Kenneth Leslie (October 31, 1892 - October 6, 1974) was a Canadian poet and political activist who came to be known as "God’s Red Poet". During a career spanning more than half a century, Leslie published six books of poetry, including By Stubborn Stars and Other Poems, for which we won the Governor General’s Award for Poetry in 1938.

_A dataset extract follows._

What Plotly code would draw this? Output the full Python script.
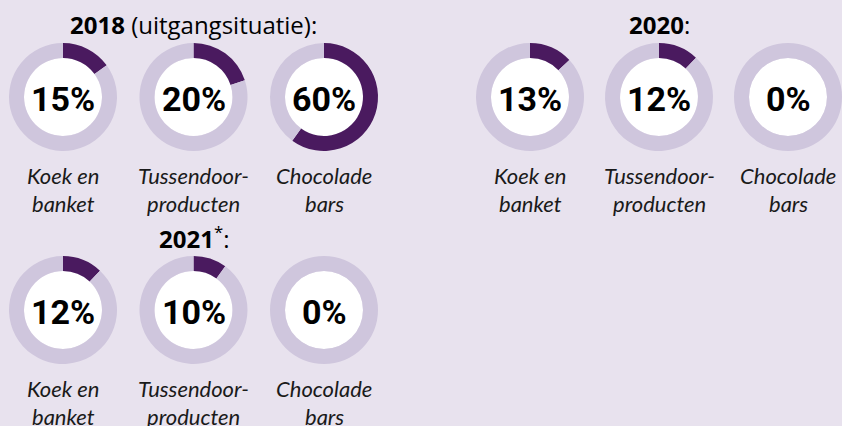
import plotly.graph_objects as go

# Share of products per category, by year
categories = ["Koek en banket", "Tussendoor-producten", "Chocolade bars"]
category_lines = [["Koek en", "banket"], ["Tussendoor-", "producten"], ["Chocolade", "bars"]]
years = ["2018", "2020", "2021"]
headers = ["<b>2018</b> (uitgangsituatie):", "<b>2020</b>:", "<b>2021</b><sup>*</sup>:"]
shares_2018 = [15, 20, 60]
shares_2020 = [13, 12, 0]
shares_2021 = [12, 10, 0]
shares = {"2018": shares_2018, "2020": shares_2020, "2021": shares_2021}

# Page geometry (pixels)
W, H = 842, 426
first_cx = {"2018": 63, "2020": 530, "2021": 63}
row_cy = {"2018": 97, "2020": 97, "2021": 310}
row_step = {"2018": 130.5, "2020": 129, "2021": 130.5}
r_out = 54
r_in = 39

BG = "#E8E2EE"
LIGHT = "#CFC6DD"
DARK = "#4A1A5F"

num_font = dict(family="Roboto, Lato, sans-serif", size=34, color="#000000")
lbl_font = dict(family="Lato, sans-serif", size=22, color="#1a1a1a")
hdr_font = dict(family="Open Sans, Noto Sans, sans-serif", size=24, color="#000000")

fig = go.Figure()
shapes = []
annotations = []


def px(x):
    return min(max(x / W, 0.0), 1.0)


def py(y):
    return min(max(1 - y / H, 0.0), 1.0)


for year in years:
    cy = row_cy[year]
    step = row_step[year]
    for i, cat in enumerate(categories):
        cx = first_cx[year] + i * step
        v = shares[year][i]
        fig.add_trace(go.Pie(
            values=[v, 100 - v],
            labels=["aandeel", "rest"],
            marker=dict(colors=[DARK, LIGHT], line=dict(width=0)),
            hole=r_in / r_out,
            sort=False,
            direction="clockwise",
            rotation=0,
            textinfo="none",
            hoverinfo="skip",
            showlegend=False,
            domain=dict(x=[px(cx - r_out), px(cx + r_out)],
                        y=[py(cy + r_out), py(cy - r_out)]),
        ))
        shapes.append(dict(type="circle", xref="paper", yref="paper",
                           x0=px(cx - r_in), x1=px(cx + r_in),
                           y0=py(cy + r_in), y1=py(cy - r_in),
                           fillcolor="#FFFFFF", line=dict(width=0), layer="below"))
        annotations.append(dict(text=f"<b>{v}%</b>", x=px(cx), y=py(cy + 2),
                                xref="paper", yref="paper", showarrow=False,
                                xanchor="center", yanchor="middle", font=num_font))
        for j, line in enumerate(category_lines[i]):
            annotations.append(dict(text=f"<i>{line}</i>", x=px(cx), y=py(cy + 78 + 28 * j),
                                    xref="paper", yref="paper", showarrow=False,
                                    xanchor="center", yanchor="middle", font=lbl_font))
    # header centred over the middle ring of each row
    annotations.append(dict(text=headers[years.index(year)],
                            x=px(first_cx[year] + step), y=py(cy - 72),
                            xref="paper", yref="paper", showarrow=False,
                            xanchor="center", yanchor="middle", font=hdr_font))

fig.update_layout(
    width=W, height=H,
    margin=dict(l=0, r=0, t=0, b=0),
    paper_bgcolor=BG, plot_bgcolor=BG,
    shapes=shapes, annotations=annotations,
    showlegend=False,
)

fig.write_html("out.html")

Zachariah Wells was born on September 10, 1976 in Charlottetown and raised in Hazel Grove, Prince Edward Island. At the age of fifteen he left home to attend high school in Ottawa and has since lived in many parts of Canada (Halifax, Iqaluit, Montreal, Resolute Bay and Vancouver), working as a freelance writer/editor and in various occupations in the transportation sector. Wells received an International Baccalaureate Diploma from Ashbury College and a BA in English from Dalhousie University/University of King’s College in 1999. He first started writing poems seriously in 1998. His poems, reviews and essays have been published and anthologized widely. He is the author of three chapbooks (Fool’s Errand, Saturday Morning Chapbooks, 2004; Ludicrous Parole, Mercutio Press, 2005; and After the Blizzard, Littlefishcart Press, 2008); two trade poetry collections (Unsettled, Insomniac Press, 2004; and Track & Trace, Biblioasis, 2009) and the children’s story Anything But Hank! (Biblioasis, 2008). He is also the editor of the anthology Jailbreaks: 99 Canadian Sonnets. With his wife and son, he lives in Halifax, the only city he likes well enough to have moved to three times, where he works seasonally for Via Rail Canada as an onboard attendant and edits reviews for Canadian Notes & Queries magazine.